# [Goal]
Write out, word for word, every line from the first one through the line that holds "import matplotlib.transforms as mtransforms", and nothing else; skip the pictures.

____________________

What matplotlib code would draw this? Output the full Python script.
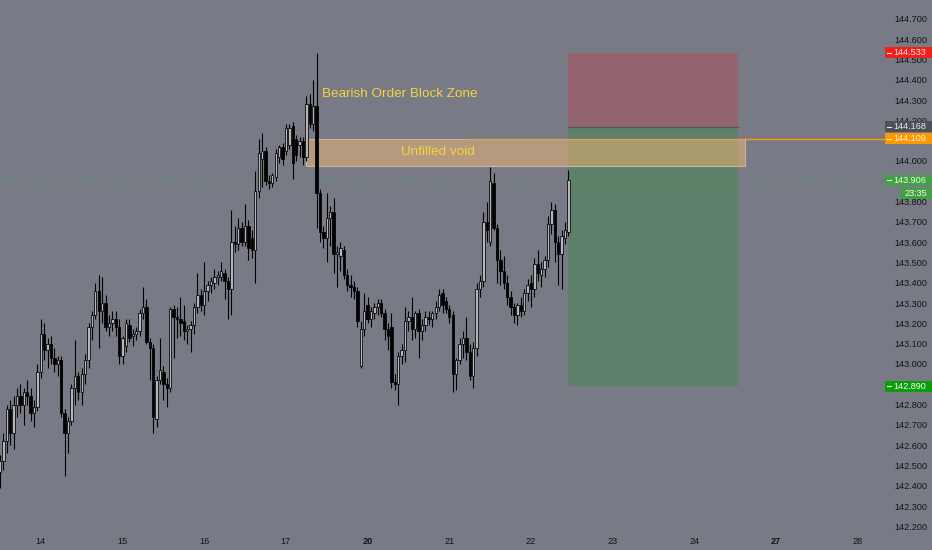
import numpy as np
import matplotlib
matplotlib.use("Agg")
import matplotlib.pyplot as plt
from matplotlib.patches import Rectangle
import matplotlib.transforms as mtransforms

# ---------------- data (hourly candles, USDJPY-like) ----------------
opens = [142.47, 142.52, 142.62, 142.78, 142.66, 142.80, 142.84, 142.80, 142.86, 142.84,
         142.76, 142.79, 142.96, 143.15, 143.07, 143.10, 143.03, 143.00, 143.02, 142.76,
         142.66, 142.72, 142.88, 142.94, 142.86, 142.95, 143.02, 143.18, 143.24, 143.36,
         143.26, 143.30, 143.18, 143.20, 143.22, 143.18, 143.04, 143.09, 143.19, 143.14,
         143.15, 143.16, 143.25, 143.28, 143.11, 143.08, 142.73, 142.92, 142.96, 142.90,
         142.88, 143.27, 143.23, 143.22, 143.21, 143.16, 143.17, 143.19, 143.28, 143.34,
         143.29, 143.36, 143.39, 143.40, 143.43, 143.43, 143.45, 143.41, 143.37, 143.60,
         143.59, 143.67, 143.60, 143.68, 143.62, 143.56, 143.85, 144.01, 144.05, 143.90,
         143.89, 143.92, 144.02, 144.07, 144.05, 144.08, 144.17, 144.11, 144.08, 144.10,
         144.02, 144.28, 144.18, 144.27, 143.84, 143.65, 143.62, 143.72, 143.75, 143.54,
         143.53, 143.56, 143.44, 143.39, 143.38, 143.36, 142.99, 143.17, 143.29, 143.22,
         143.25, 143.28, 143.30, 143.25, 143.17, 143.18, 142.91, 142.90, 143.04, 143.07,
         143.21, 143.23, 143.17, 143.25, 143.16, 143.19, 143.23, 143.22, 143.25, 143.28,
         143.35, 143.31, 143.27, 143.24, 142.95, 143.02, 143.10, 143.13, 143.06, 142.94,
         143.08, 143.37, 143.41, 143.70, 143.60, 143.89, 143.67, 143.51, 143.46, 143.40,
         143.33, 143.28, 143.24, 143.29, 143.26, 143.35, 143.40, 143.37, 143.49, 143.44,
         143.47, 143.51, 143.69, 143.76, 143.60, 143.54, 143.62, 143.65]
highs = [142.55, 142.66, 142.80, 142.82, 142.84, 142.88, 142.90, 142.88, 142.92, 142.88,
         142.82, 143.00, 143.22, 143.20, 143.13, 143.14, 143.08, 143.04, 143.04, 142.78,
         142.74, 142.90, 143.12, 142.96, 142.98, 143.05, 143.20, 143.26, 143.40, 143.44,
         143.43, 143.34, 143.24, 143.26, 143.26, 143.22, 143.14, 143.22, 143.22, 143.17,
         143.18, 143.27, 143.38, 143.32, 143.13, 143.10, 142.94, 143.13, 142.99, 142.93,
         143.28, 143.29, 143.28, 143.33, 143.29, 143.19, 143.21, 143.30, 143.45, 143.37,
         143.50, 143.41, 143.43, 143.47, 143.46, 143.50, 143.47, 143.43, 143.76, 143.68,
         143.72, 143.70, 143.79, 143.71, 143.66, 143.95, 144.11, 144.14, 144.07, 143.93,
         143.94, 144.06, 144.08, 144.09, 144.18, 144.18, 144.19, 144.13, 144.12, 144.12,
         144.32, 144.33, 144.40, 144.533, 143.86, 143.68, 143.84, 143.78, 143.82, 143.58,
         143.60, 143.58, 143.47, 143.44, 143.41, 143.38, 143.21, 143.35, 143.33, 143.28,
         143.30, 143.32, 143.32, 143.27, 143.20, 143.25, 142.95, 143.06, 143.10, 143.28,
         143.26, 143.33, 143.26, 143.27, 143.22, 143.26, 143.26, 143.26, 143.31, 143.37,
         143.37, 143.33, 143.29, 143.26, 143.03, 143.13, 143.16, 143.23, 143.10, 143.11,
         143.40, 143.44, 143.75, 143.80, 143.97, 143.94, 143.69, 143.56, 143.53, 143.44,
         143.36, 143.30, 143.30, 143.33, 143.37, 143.42, 143.44, 143.52, 143.56, 143.50,
         143.53, 143.73, 143.80, 143.79, 143.63, 143.66, 143.70, 143.955]
lows = [142.39, 142.48, 142.56, 142.60, 142.58, 142.74, 142.76, 142.70, 142.80, 142.72,
        142.69, 142.77, 142.93, 143.02, 142.98, 143.00, 142.96, 142.94, 142.74, 142.45,
        142.56, 142.70, 142.80, 142.82, 142.80, 142.90, 142.98, 143.12, 143.22, 143.08,
        143.20, 143.16, 143.14, 143.16, 143.14, 143.00, 143.00, 143.06, 143.11, 143.09,
        143.12, 143.14, 143.22, 143.10, 142.92, 142.66, 142.69, 142.90, 142.82, 142.79,
        142.86, 143.03, 143.13, 143.14, 143.12, 143.10, 143.06, 143.15, 143.25, 143.26,
        143.24, 143.31, 143.35, 143.37, 143.39, 143.41, 143.32, 143.22, 143.24, 143.55,
        143.56, 143.58, 143.58, 143.51, 143.52, 143.40, 143.82, 143.87, 143.88, 143.86,
        143.87, 143.90, 143.99, 143.98, 144.03, 144.06, 143.91, 144.00, 144.02, 143.98,
        144.00, 144.16, 144.15, 143.67, 143.60, 143.57, 143.50, 143.58, 143.45, 143.38,
        143.46, 143.42, 143.36, 143.33, 143.32, 143.18, 142.98, 143.14, 143.20, 143.18,
        143.22, 143.24, 143.23, 143.12, 143.07, 142.88, 142.87, 142.80, 143.00, 143.01,
        143.16, 143.12, 143.13, 143.03, 143.12, 143.16, 143.19, 143.18, 143.22, 143.26,
        143.25, 143.25, 143.20, 142.86, 142.87, 143.00, 143.03, 143.02, 142.92, 142.88,
        143.04, 143.33, 143.38, 143.60, 143.58, 143.66, 143.40, 143.39, 143.37, 143.29,
        143.24, 143.20, 143.19, 143.23, 143.24, 143.31, 143.28, 143.33, 143.41, 143.38,
        143.43, 143.48, 143.64, 143.50, 143.39, 143.37, 143.59, 143.63]
closes = [142.52, 142.62, 142.78, 142.66, 142.80, 142.84, 142.80, 142.86, 142.84, 142.76,
          142.79, 142.96, 143.15, 143.07, 143.10, 143.03, 143.00, 143.02, 142.76, 142.66,
          142.72, 142.88, 142.94, 142.86, 142.95, 143.02, 143.18, 143.24, 143.36, 143.26,
          143.30, 143.18, 143.20, 143.22, 143.18, 143.04, 143.13, 143.20, 143.13, 143.15,
          143.16, 143.25, 143.28, 143.11, 143.08, 142.74, 142.92, 142.97, 142.90, 142.88,
          143.27, 143.23, 143.22, 143.20, 143.16, 143.17, 143.19, 143.28, 143.34, 143.29,
          143.36, 143.39, 143.41, 143.43, 143.44, 143.46, 143.41, 143.37, 143.60, 143.59,
          143.67, 143.60, 143.68, 143.57, 143.56, 143.85, 144.04, 144.05, 143.90, 143.89,
          143.93, 144.04, 144.07, 144.01, 144.16, 144.16, 143.99, 144.03, 144.10, 144.02,
          144.28, 144.18, 144.27, 143.84, 143.65, 143.62, 143.72, 143.75, 143.54, 143.55,
          143.57, 143.44, 143.39, 143.38, 143.36, 143.21, 143.17, 143.26, 143.22, 143.26,
          143.28, 143.30, 143.25, 143.17, 143.14, 142.91, 142.90, 143.04, 143.07, 143.21,
          143.23, 143.17, 143.25, 143.16, 143.19, 143.23, 143.22, 143.25, 143.28, 143.34,
          143.29, 143.27, 143.23, 142.95, 143.02, 143.10, 143.13, 143.06, 142.94, 143.08,
          143.37, 143.41, 143.70, 143.66, 143.90, 143.67, 143.51, 143.46, 143.40, 143.33,
          143.28, 143.24, 143.29, 143.26, 143.35, 143.39, 143.37, 143.49, 143.45, 143.47,
          143.51, 143.69, 143.76, 143.60, 143.54, 143.63, 143.66, 143.906]

day_labels = ["14", "15", "16", "17", "20", "21", "22", "23", "24", "27", "28"]
day_index = [12, 36, 60, 84, 108, 132, 156, 180, 204, 228, 252]
bold_days = ["20", "27"]

price_ticks = [142.2, 142.3, 142.4, 142.5, 142.6, 142.7, 142.8, 142.9, 143.0, 143.1, 143.2,
               143.3, 143.4, 143.5, 143.6, 143.7, 143.8, 143.9, 144.0, 144.1, 144.2, 144.3,
               144.4, 144.5, 144.6, 144.7]
hidden_ticks = [142.9, 143.9, 144.1]  # fully covered by price labels in the reference

stop_price = 144.533
entry_price = 144.168
target_price = 142.890
void_top = 144.109
void_bottom = 143.975
last_price = 143.906
countdown = "23:35"
pos_start, pos_end = 167, 216.8
void_start, void_end = 89.9, 218.9

# ---------------- figure ----------------
BG = "#787b86"
W, H = 932, 550
fig = plt.figure(figsize=(W / 100, H / 100), dpi=100)
fig.patch.set_facecolor(BG)
ax = fig.add_axes([0, 20 / H, 885 / W, 530 / H])
ax.set_facecolor(BG)
for s in ax.spines.values():
    s.set_visible(False)

FONT = "Liberation Sans"
O = np.array(opens); Hh = np.array(highs); L = np.array(lows); C = np.array(closes)
idx = np.arange(len(C))

ax.set_xlim(0, 260.0)
ax.set_ylim(142.182, 144.793)

# position boxes
ax.add_patch(Rectangle((pos_start, entry_price), pos_end - pos_start, stop_price - entry_price,
                       facecolor="#946570", edgecolor="none", zorder=1))
ax.add_patch(Rectangle((pos_start, target_price), pos_end - pos_start, entry_price - target_price,
                       facecolor="#5e806a", edgecolor="none", zorder=1))
ax.plot([pos_start, pos_end], [entry_price, entry_price], color="#555862", lw=1.0, zorder=1.2)

# unfilled void box (solid pieces: over background and over green box)
vh = void_top - void_bottom
ax.add_patch(Rectangle((void_start, void_bottom), pos_start - void_start, vh,
                       facecolor="#b69a7d", edgecolor="none", zorder=1.1))
ax.add_patch(Rectangle((pos_start, void_bottom), pos_end - pos_start, vh,
                       facecolor="#a99a6e", edgecolor="none", zorder=1.1))
ax.add_patch(Rectangle((pos_end, void_bottom), void_end - pos_end, vh,
                       facecolor="#b69a7d", edgecolor="none", zorder=1.1))
ax.add_patch(Rectangle((void_start, void_bottom), void_end - void_start, vh,
                       facecolor="none", edgecolor="#c8b49a", lw=0.8, zorder=1.15))

# last price dotted line
ax.axhline(last_price, color="#43a047", lw=0.8, ls=(0, (2, 2)), zorder=1.3)
# orange horizontal ray
ax.plot([void_end, 260], [void_top, void_top], color="#ff9800", lw=1.0, zorder=1.3)
ax.plot([pos_start - 30, void_end], [void_top, void_top], color="#e0a060", lw=0.8, zorder=1.3)

# candles
ax.vlines(idx, L, Hh, color="black", lw=0.8, zorder=2)
up = C >= O
body = np.maximum(np.abs(C - O), 0.004)
bottom = np.minimum(O, C)
ax.bar(idx[up], body[up], bottom=bottom[up], width=0.7, color="#b3b5bb",
       edgecolor="black", lw=0.55, zorder=3)
ax.bar(idx[~up], body[~up], bottom=bottom[~up], width=0.7, color="black",
       edgecolor="black", lw=0.55, zorder=3)

# annotations
ax.text(94.6, 144.33, "Bearish Order Block Zone", color="#f3d440", fontsize=9.7,
        family=FONT, ha="left", va="center", zorder=5)
ax.text(128.7, (void_top + void_bottom) / 2, "Unfilled void", color="#f3d440", fontsize=9.7,
        family=FONT, ha="center", va="center", zorder=5)

# axes ticks
ax.yaxis.tick_right()
ax.set_yticks(price_ticks)
ax.set_yticklabels(["" if any(abs(p - h) < 1e-6 for h in hidden_ticks) else f"{p:.3f}"
                    for p in price_ticks], family=FONT, fontsize=6.6, color="#141414")
ax.tick_params(axis="y", length=0, pad=6.4)
ax.set_xticks(day_index)
ax.set_xticklabels(day_labels, family=FONT, fontsize=6.6, color="#141414")
for t in ax.get_xticklabels():
    if t.get_text() in bold_days:
        t.set_fontweight("bold")
ax.tick_params(axis="x", length=0, pad=5.3)

# price-axis labels
trans = mtransforms.blended_transform_factory(fig.transFigure, ax.transData)
ppx = 530 / (144.793 - 142.182)


def axis_label(price, text, face, tc, x0=885, hpx=11, dash=True, yoff=0.0):
    yc = price + yoff
    h = hpx / ppx
    fig.add_artist(Rectangle((x0 / W, yc - h / 2), 1 - x0 / W, h, transform=trans,
                             facecolor=face, edgecolor="none", zorder=5))
    if dash:
        fig.add_artist(plt.Line2D([887 / W, 891 / W], [yc, yc], transform=trans,
                                  color=tc, lw=0.8, zorder=6))
    xc = (x0 + W) / 2 / W if not dash else 909.5 / W
    fig.text(xc, yc, text, transform=trans, ha="center", va="center", color=tc,
             fontsize=6.6, family=FONT, zorder=7)


axis_label(stop_price, f"{stop_price:.3f}", "#f0201a", "#ffe8e0")
axis_label(entry_price, f"{entry_price:.3f}", "#4e5059", "#e8e8e8")
axis_label(void_top, f"{void_top:.3f}", "#ff9800", "#fff6d0")
axis_label(last_price, f"{last_price:.3f}", "#43a047", "#e8ffd8")
axis_label(last_price, countdown, "#43a047", "#e8ffd8", x0=900, dash=False, yoff=-13 / ppx)
axis_label(target_price, f"{target_price:.3f}", "#0b9e0b", "#f0fff0")

fig.savefig("out.png", dpi=100, facecolor=BG)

____________________

# [Final answer]
What matplotlib code would draw this? Output the full Python script.
import numpy as np
import matplotlib
matplotlib.use("Agg")
import matplotlib.pyplot as plt
from matplotlib.patches import Rectangle
import matplotlib.transforms as mtransforms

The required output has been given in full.